Warm-season grasses like Bermuda, zoysia, and St. Augustine grow actively during summer. They usually need 1-4 pounds of nitrogen per 1,000 square feet annually, depending on the specific type.
Here's a quick comparison:
| Grass Type | Fertilizer Needs | Best Feeding Times |
|---|---|---|
| Kentucky Bluegrass | High | Spring and fall |
| Tall Fescue | Medium | Spring and fall |
| Bermuda | High | Late spring through summer |
| Zoysia | Medium | Late spring and summer |
| St. Augustine | Medium-High | Spring and summer |
| Buffalo Grass | Low | Once in spring |
Buffalo grass and fine fescue need very little fertilizer. Some lawns with these grasses never need feeding at all.
The New Lawn Exception
Brand new lawns are different. They almost always need help getting started.
Newly seeded lawns benefit from a starter fertilizer high in phosphorus. This helps roots establish quickly. The first few months are critical for new grass.
Fresh sod also needs nutrients, though it's less critical since the grass is already mature. Most people apply a light feeding about a month after installation.
After the first season, treat new lawns like established ones. Test the soil and only fertilize if needed.
The Organic Lawn Advantage
Here's something most people miss. Organic lawn care practices often eliminate the need for synthetic fertilizer completely.
Grasscycling means leaving clippings on the lawn instead of bagging them. Those clippings decompose and return about 25% of your lawn's nitrogen needs back to the soil. That's free fertilizer you're already producing.
Compost adds nutrients slowly and improves soil structure. A thin layer of quality compost once or twice a year can replace synthetic fertilizer entirely for many lawns.
Organic fertilizers like compost, manure, or bone meal release nutrients slowly.
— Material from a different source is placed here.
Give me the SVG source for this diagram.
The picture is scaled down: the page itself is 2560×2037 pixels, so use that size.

They also feed soil microbes that help grass absorb nutrients better. Synthetic fertilizers don't do this.
The trade-off? Organic methods work slower. You won't see results in a few days like you might with synthetic fertilizer. But the long-term benefits often outweigh the wait.
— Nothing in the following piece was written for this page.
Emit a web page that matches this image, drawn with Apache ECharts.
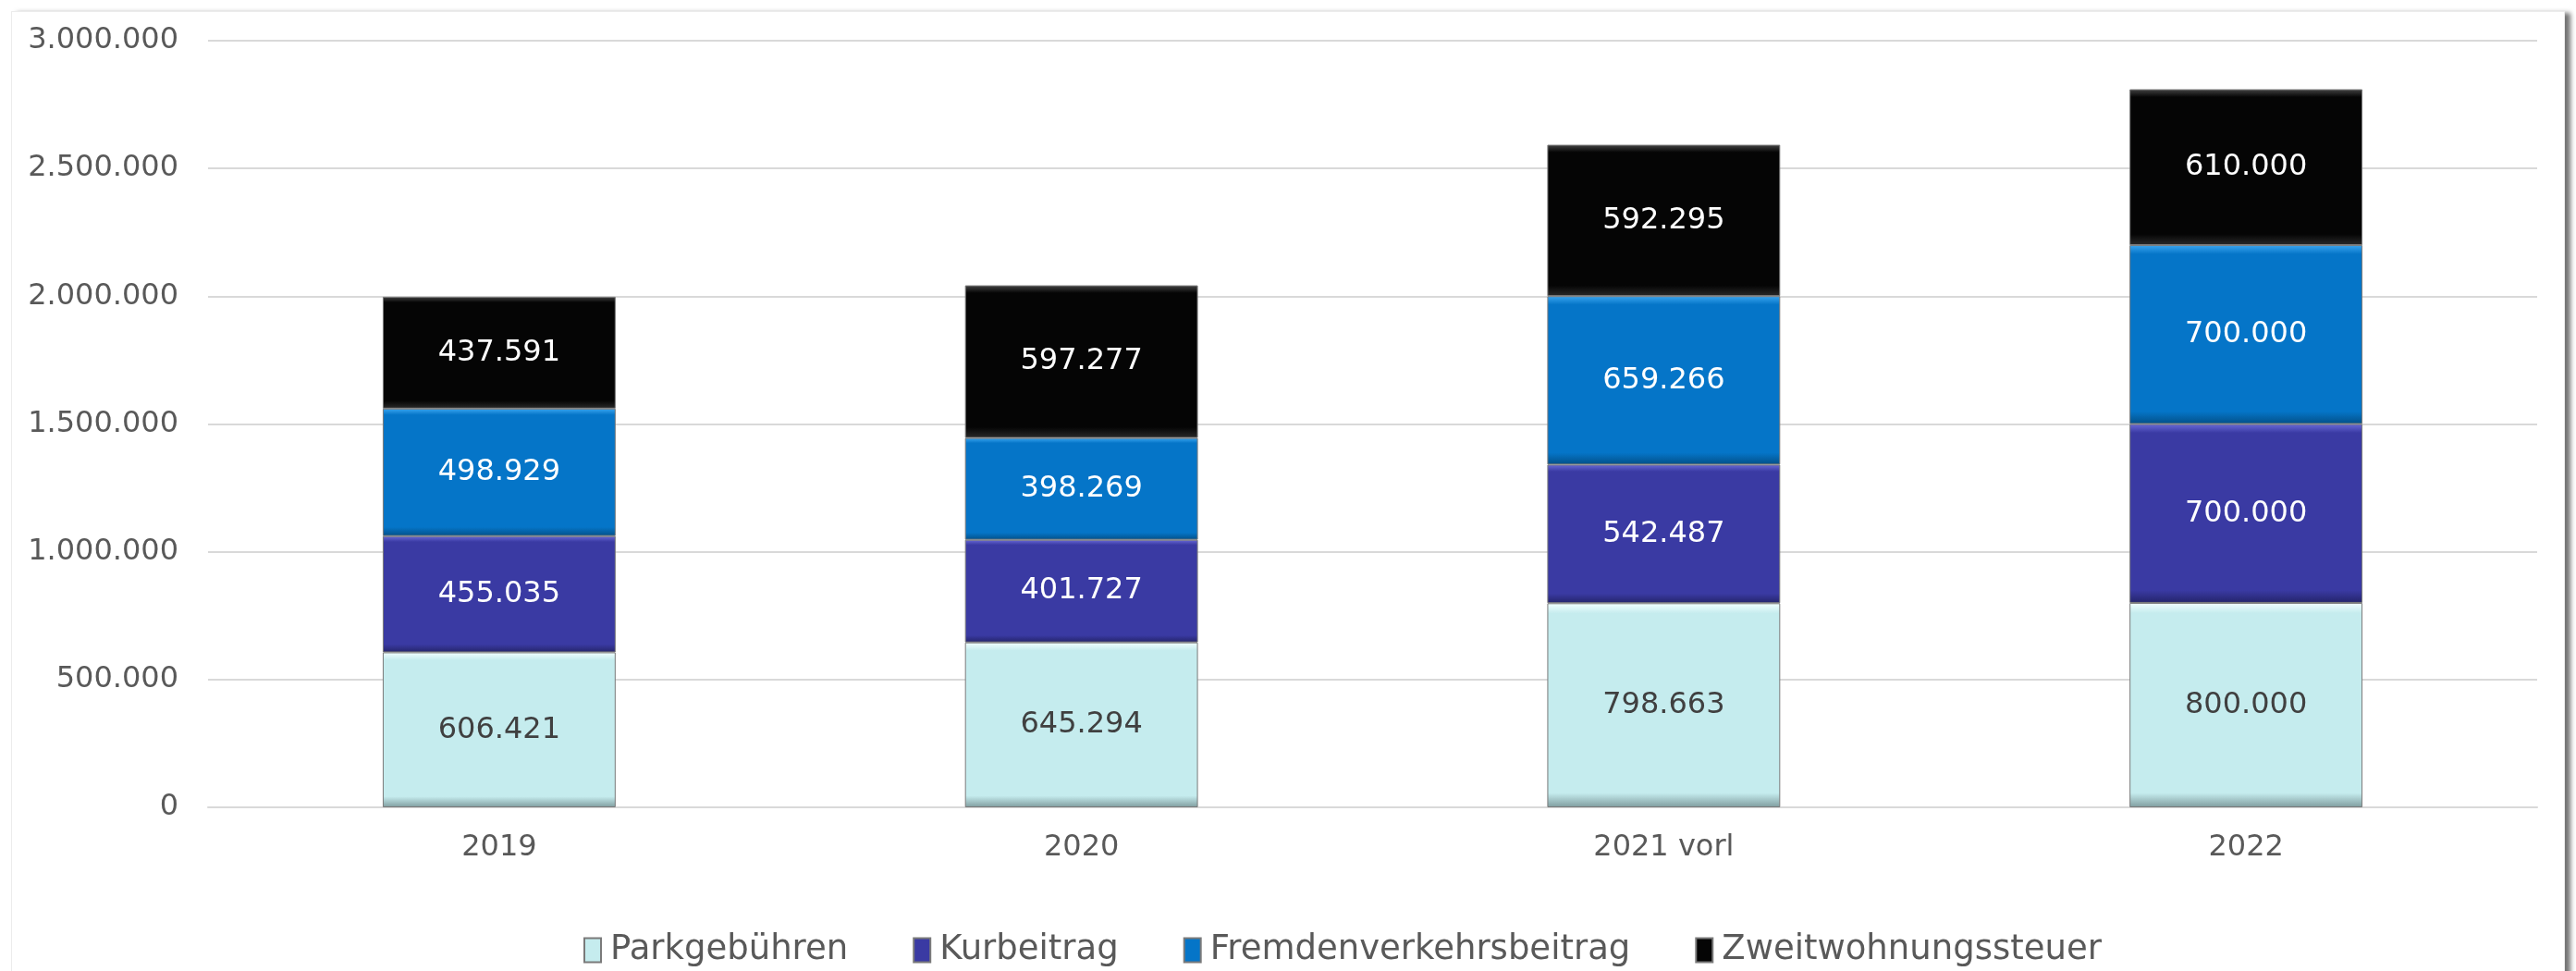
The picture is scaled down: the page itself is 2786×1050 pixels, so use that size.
<!DOCTYPE html>
<html>
<head>
<meta charset="utf-8">
<script src="https://cdn.jsdelivr.net/npm/echarts@6/dist/echarts.min.js"></script>
<style>
    html, body { margin: 0; padding: 0; background: #fff; }
    #rahmen {
        position: absolute; left: 12px; top: 12px; width: 2760px; height: 1100px;
        border: 1px solid #ececec; background: #fff;
        box-shadow: 6px 2px 5px rgba(0,0,0,0.55);
    }
    #einnahmen { position: absolute; left: 0; top: 0; width: 2786px; height: 1050px; }
</style>
</head>
<body>
<div id="rahmen"></div>
<div id="einnahmen"></div>
<script>
// Jahre (Kategorien)
var jahre = ['2019', '2020', '2021 vorl', '2022']
// Werte je Einnahmeart
var parkgebuehren = [606421, 645294, 798663, 800000]
var kurbeitrag = [455035, 401727, 542487, 700000]
var fremdenverkehrsbeitrag = [498929, 398269, 659266, 700000]
var zweitwohnungssteuer = [437591, 597277, 592295, 610000]
var reihenNamen = ['Parkgebühren', 'Kurbeitrag', 'Fremdenverkehrsbeitrag', 'Zweitwohnungssteuer']

// Zahl mit Punkt als Tausendertrenner
function tausender (wert) {
    return String(Math.round(wert)).replace(/\B(?=(\d{3})+(?!\d))/g, '.')
}

// Balkenfarbe mit etwas Kante oben/unten
function kante (hell, mitte, dunkel) {
    return new echarts.graphic.LinearGradient(0, 0, 0, 1, [
        { offset: 0, color: hell },
        { offset: 0.05, color: mitte },
        { offset: 0.93, color: mitte },
        { offset: 1, color: dunkel }
    ])
}

function reihe (name, daten, farbe, textFarbe) {
    return {
        name: name,
        type: 'bar',
        stack: 'summe',
        barWidth: '40%',
        data: daten,
        itemStyle: { color: farbe, borderColor: '#7a7a7a', borderWidth: 1 },
        label: {
            show: true,
            position: 'inside',
            color: textFarbe,
            fontSize: 32,
            fontFamily: 'DejaVu Sans',
            formatter: function (p) { return tausender(p.value) }
        }
    }
}

var einnahmenDom = document.getElementById('einnahmen')
var einnahmenChart = echarts.init(einnahmenDom)

var einnahmen = {
    backgroundColor: 'transparent',
    animation: false,
    color: ['#c5ecee', '#3a3aa3', '#0575c8', '#050505'],
    grid: { left: 225, right: 42, top: 44, bottom: 177 },
    legend: {
        data: reihenNamen,
        top: 1004,
        left: 626,
        icon: 'rect',
        itemWidth: 18,
        itemHeight: 26,
        itemGap: 70,
        textStyle: { fontSize: 37, color: '#595959', fontFamily: 'DejaVu Sans', padding: [0, 0, 0, 5] }
    },
    xAxis: {
        type: 'category',
        data: jahre,
        axisLine: { lineStyle: { color: '#d9d9d9', width: 2 } },
        axisTick: { show: false },
        axisLabel: { color: '#595959', fontSize: 32, fontFamily: 'DejaVu Sans', margin: 28 }
    },
    yAxis: {
        type: 'value',
        min: 0,
        max: 3000000,
        interval: 500000,
        axisLine: { show: false },
        axisTick: { show: false },
        splitLine: { lineStyle: { color: '#d9d9d9', width: 2 } },
        axisLabel: {
            color: '#595959', fontSize: 32, fontFamily: 'DejaVu Sans', margin: 32,
            formatter: function (v) { return tausender(v) }
        }
    },
    series: [
        reihe(reihenNamen[0], parkgebuehren, kante('#f2ffff', '#c5ecee', '#7f9c9e'), '#404040'),
        reihe(reihenNamen[1], kurbeitrag, kante('#6a6ad8', '#3a3aa3', '#24246a'), '#ffffff'),
        reihe(reihenNamen[2], fremdenverkehrsbeitrag, kante('#3aa6f0', '#0575c8', '#035088'), '#ffffff'),
        reihe(reihenNamen[3], zweitwohnungssteuer, kante('#444444', '#050505', '#2a2a2a'), '#ffffff')
    ]
}

einnahmenChart.setOption(einnahmen)

window.onresize = function () {
    einnahmenChart.resize()
}
</script>
</body>
</html>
How Often Do Lawns Really Need Fertilizer?
Most lawn care companies want you fertilizing four to six times per year. That's often way more than necessary.
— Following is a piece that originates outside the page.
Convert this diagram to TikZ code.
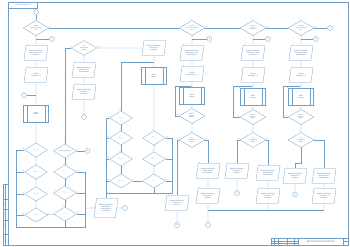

The truth? Many healthy lawns only need fertilizer once or twice a year. Some need none at all if the soil is naturally rich and you practice grasscycling.
Over-fertilizing causes serious problems. Grass grows too fast, which means more mowing and more water needs. Excess fertilizer runs off into storm drains and pollutes waterways. It can also burn your grass, turning it brown and damaged.
Here's a sensible approach:
- Test your soil every 2-3 years
- Feed only when the test shows deficiencies
- Apply at recommended rates, not more
- Time applications based on your grass type
- Skip fertilizer if your lawn already looks healthy
The goal is a healthy lawn, not necessarily a heavily fertilized one. There's a big difference.
Environmental Impact Nobody Talks About
Fertilizer runoff is a major water pollution problem. When you over-fertilize, rain washes excess nutrients into streams, rivers, and lakes.
This causes algae blooms that kill fish and make water unsafe. It's a real problem in many areas. Some communities have actually banned certain fertilizer applications because of this.
You can prevent this while still having a great lawn:
- Never fertilize before heavy rain
- Use slow-release formulas
- Apply only what your soil test recommends
- Keep fertilizer off driveways and sidewalks
- Create a buffer zone near water features
Being a responsible lawn owner means thinking beyond just your property. What you do affects your neighbors, your community, and your local water supply.
Money-Saving Reality Check
Let's talk numbers. The average homeowner spends $300-700 per year on lawn fertilizer they might not need.
A soil test costs $20. If it shows your lawn doesn't need fertilizer, you've just saved hundreds of dollars. Even if you do need some fertilizer, you'll know exactly what type and how much, preventing waste.
Slow-release fertilizers cost more upfront but save money long-term. They need fewer applications and work better than cheap, quick-release options.
Grasscycling is completely free and reduces fertilizer needs by 25%. That's an immediate savings with zero effort beyond adjusting your mower.
Most lawns can look fantastic with minimal fertilizer investment. Companies selling lawn care services don't advertise this fact, but it's true.
What to Do Right Now
Stop guessing about your lawn. Here's your action plan.
Order a soil test today. This single step will answer whether you need fertilizer at all. It takes five minutes to collect samples and costs less than one bag of premium fertilizer.
While waiting for results, evaluate your lawn honestly. Is it actually unhealthy, or are you comparing it to chemically pumped lawns that need constant maintenance? A slightly lighter green lawn that's healthy and sustainable beats a dark green lawn requiring weekly attention.
Fix obvious problems first. Water properly, aerate compacted soil, address drainage issues, and control pests. These often matter more than fertilizer.
When your soil test arrives, read it carefully. Follow its recommendations, not what the fertilizer bag suggests. Lab scientists customized those recommendations for your exact soil.
Most importantly, adjust your expectations. Magazine-perfect lawns require intense management and resources. A healthy, attractive lawn that works with nature instead of against it is actually the smarter goal.
Your lawn might not need fertilizer at all. Or it might need a specific nutrient at a specific time. The only way to know is to test and observe rather than blindly following a fertilizer schedule someone else designed for a completely different lawn.